◆ To do
Report how many lines below contain the word "this", and give only that number.
_ _ _
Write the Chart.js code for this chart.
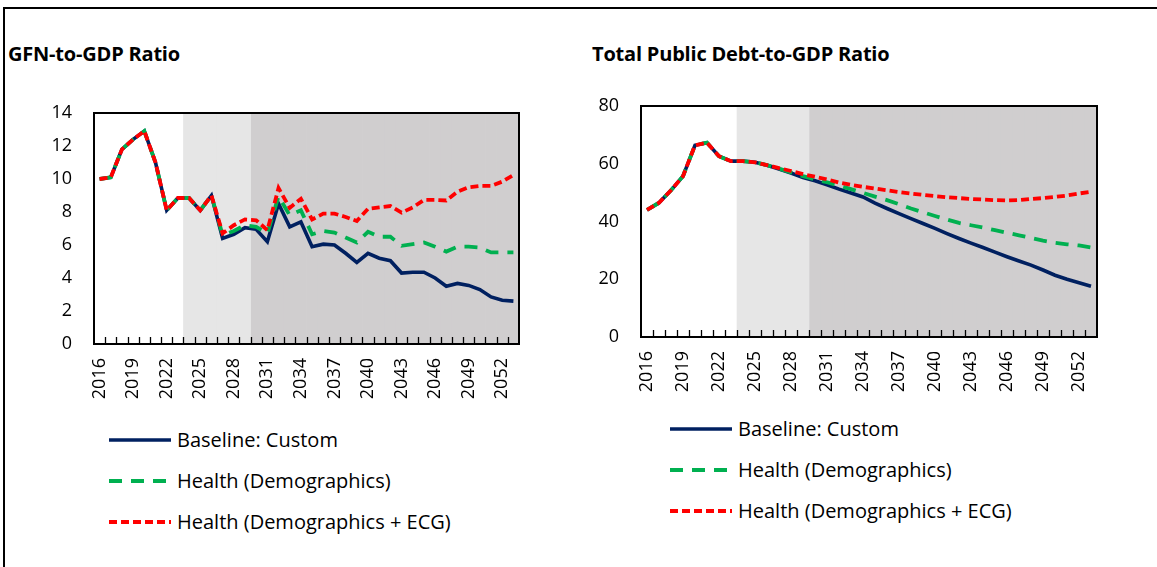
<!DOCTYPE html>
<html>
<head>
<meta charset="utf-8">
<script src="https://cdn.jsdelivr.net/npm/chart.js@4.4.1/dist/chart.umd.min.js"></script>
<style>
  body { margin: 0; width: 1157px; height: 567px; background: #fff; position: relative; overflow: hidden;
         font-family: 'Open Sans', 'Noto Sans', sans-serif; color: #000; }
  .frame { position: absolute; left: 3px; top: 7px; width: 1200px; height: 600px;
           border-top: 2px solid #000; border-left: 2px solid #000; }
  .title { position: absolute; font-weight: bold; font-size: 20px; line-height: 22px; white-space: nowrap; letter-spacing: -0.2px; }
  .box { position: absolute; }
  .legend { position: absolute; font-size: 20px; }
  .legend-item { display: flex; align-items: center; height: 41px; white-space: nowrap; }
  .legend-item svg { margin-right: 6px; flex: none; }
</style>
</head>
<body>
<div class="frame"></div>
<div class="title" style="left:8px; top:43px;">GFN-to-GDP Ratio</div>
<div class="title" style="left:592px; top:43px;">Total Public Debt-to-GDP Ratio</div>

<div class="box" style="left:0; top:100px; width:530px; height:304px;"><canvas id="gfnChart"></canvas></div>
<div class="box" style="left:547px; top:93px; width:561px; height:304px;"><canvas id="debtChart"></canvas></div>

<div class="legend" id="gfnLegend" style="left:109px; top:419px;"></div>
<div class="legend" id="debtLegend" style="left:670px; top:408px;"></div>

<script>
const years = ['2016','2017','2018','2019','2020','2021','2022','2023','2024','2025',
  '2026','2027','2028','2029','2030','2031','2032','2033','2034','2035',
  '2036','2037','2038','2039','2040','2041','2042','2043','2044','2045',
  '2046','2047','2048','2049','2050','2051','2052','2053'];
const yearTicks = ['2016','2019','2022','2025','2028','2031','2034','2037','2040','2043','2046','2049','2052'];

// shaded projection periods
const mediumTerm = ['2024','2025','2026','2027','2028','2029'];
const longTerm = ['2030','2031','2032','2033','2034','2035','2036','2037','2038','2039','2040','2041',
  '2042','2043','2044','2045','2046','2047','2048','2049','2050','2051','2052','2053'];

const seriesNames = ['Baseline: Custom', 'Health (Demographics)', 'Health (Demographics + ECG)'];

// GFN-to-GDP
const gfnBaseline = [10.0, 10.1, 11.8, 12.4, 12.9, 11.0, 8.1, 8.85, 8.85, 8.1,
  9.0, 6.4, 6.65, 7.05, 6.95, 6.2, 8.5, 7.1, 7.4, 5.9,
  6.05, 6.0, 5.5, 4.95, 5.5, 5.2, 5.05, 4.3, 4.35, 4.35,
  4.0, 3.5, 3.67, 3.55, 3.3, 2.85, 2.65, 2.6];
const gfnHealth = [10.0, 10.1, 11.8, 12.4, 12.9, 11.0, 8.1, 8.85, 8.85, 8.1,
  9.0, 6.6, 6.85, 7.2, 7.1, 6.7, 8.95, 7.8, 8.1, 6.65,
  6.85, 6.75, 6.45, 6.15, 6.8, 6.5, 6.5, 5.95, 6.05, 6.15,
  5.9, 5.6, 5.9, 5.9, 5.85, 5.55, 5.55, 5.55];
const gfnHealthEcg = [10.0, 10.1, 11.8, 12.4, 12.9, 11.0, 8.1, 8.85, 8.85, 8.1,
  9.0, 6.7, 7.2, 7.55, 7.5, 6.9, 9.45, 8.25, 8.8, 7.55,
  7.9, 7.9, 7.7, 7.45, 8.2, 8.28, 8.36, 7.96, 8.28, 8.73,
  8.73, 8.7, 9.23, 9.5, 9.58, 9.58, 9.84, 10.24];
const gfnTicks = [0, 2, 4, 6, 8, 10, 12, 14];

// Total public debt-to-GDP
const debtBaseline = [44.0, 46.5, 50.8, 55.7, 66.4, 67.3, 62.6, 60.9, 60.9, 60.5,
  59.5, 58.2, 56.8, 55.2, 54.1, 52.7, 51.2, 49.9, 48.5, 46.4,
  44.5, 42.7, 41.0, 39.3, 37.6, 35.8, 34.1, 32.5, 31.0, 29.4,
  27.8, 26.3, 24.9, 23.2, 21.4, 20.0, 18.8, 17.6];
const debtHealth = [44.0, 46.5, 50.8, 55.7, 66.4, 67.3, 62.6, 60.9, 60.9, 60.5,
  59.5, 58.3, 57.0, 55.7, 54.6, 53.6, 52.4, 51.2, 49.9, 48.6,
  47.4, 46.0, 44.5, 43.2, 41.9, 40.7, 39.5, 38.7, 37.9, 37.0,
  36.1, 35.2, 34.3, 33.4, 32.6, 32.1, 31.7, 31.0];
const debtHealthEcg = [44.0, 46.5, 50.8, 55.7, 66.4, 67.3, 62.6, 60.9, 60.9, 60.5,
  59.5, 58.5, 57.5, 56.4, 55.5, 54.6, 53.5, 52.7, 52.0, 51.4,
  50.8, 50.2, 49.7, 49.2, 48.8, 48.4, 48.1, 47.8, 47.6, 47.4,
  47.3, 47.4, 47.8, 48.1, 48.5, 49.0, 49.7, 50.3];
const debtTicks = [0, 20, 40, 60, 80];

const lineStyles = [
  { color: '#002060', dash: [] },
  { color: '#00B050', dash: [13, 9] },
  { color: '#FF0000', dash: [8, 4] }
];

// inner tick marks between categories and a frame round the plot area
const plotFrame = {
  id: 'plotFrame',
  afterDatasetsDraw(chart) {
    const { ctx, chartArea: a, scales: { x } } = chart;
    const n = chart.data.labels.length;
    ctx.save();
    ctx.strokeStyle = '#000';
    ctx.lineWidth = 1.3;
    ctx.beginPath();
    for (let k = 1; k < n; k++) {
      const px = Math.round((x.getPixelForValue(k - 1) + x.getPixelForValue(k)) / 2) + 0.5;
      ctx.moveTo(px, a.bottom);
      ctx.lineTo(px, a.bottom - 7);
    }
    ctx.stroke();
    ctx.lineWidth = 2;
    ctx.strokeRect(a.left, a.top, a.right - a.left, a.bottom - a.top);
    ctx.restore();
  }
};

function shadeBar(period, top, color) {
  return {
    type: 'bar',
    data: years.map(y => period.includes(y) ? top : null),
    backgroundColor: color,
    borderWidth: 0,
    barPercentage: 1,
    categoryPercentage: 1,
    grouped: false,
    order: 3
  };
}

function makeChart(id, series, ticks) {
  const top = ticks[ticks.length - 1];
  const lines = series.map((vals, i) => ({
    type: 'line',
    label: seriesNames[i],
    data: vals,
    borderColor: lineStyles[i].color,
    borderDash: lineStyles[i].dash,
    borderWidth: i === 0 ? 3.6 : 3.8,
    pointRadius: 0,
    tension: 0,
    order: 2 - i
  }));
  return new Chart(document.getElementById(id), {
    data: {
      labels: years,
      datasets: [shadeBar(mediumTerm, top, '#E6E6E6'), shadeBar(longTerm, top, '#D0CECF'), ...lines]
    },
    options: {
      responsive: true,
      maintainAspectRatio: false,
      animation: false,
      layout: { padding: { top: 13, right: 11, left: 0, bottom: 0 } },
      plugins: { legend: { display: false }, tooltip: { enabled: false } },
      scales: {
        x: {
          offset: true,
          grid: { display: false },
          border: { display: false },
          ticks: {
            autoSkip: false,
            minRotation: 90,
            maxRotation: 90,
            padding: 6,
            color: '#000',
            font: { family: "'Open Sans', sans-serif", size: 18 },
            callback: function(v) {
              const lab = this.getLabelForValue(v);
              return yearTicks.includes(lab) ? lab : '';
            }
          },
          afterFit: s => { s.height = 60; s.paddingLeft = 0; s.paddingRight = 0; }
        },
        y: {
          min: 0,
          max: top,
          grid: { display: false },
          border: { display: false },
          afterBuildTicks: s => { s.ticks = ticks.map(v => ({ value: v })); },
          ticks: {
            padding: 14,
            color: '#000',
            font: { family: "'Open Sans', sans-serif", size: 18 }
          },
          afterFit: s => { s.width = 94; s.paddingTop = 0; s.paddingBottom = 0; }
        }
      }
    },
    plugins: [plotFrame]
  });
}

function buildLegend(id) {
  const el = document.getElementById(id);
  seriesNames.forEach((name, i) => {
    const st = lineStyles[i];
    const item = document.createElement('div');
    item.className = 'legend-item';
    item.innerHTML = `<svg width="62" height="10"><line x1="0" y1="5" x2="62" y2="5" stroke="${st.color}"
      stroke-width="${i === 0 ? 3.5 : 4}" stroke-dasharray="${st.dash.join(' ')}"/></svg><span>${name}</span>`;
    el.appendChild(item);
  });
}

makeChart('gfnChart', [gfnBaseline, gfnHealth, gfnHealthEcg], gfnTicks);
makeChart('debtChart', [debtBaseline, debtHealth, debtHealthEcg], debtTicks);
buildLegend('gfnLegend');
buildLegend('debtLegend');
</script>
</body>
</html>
_ _ _
◆ Full output
2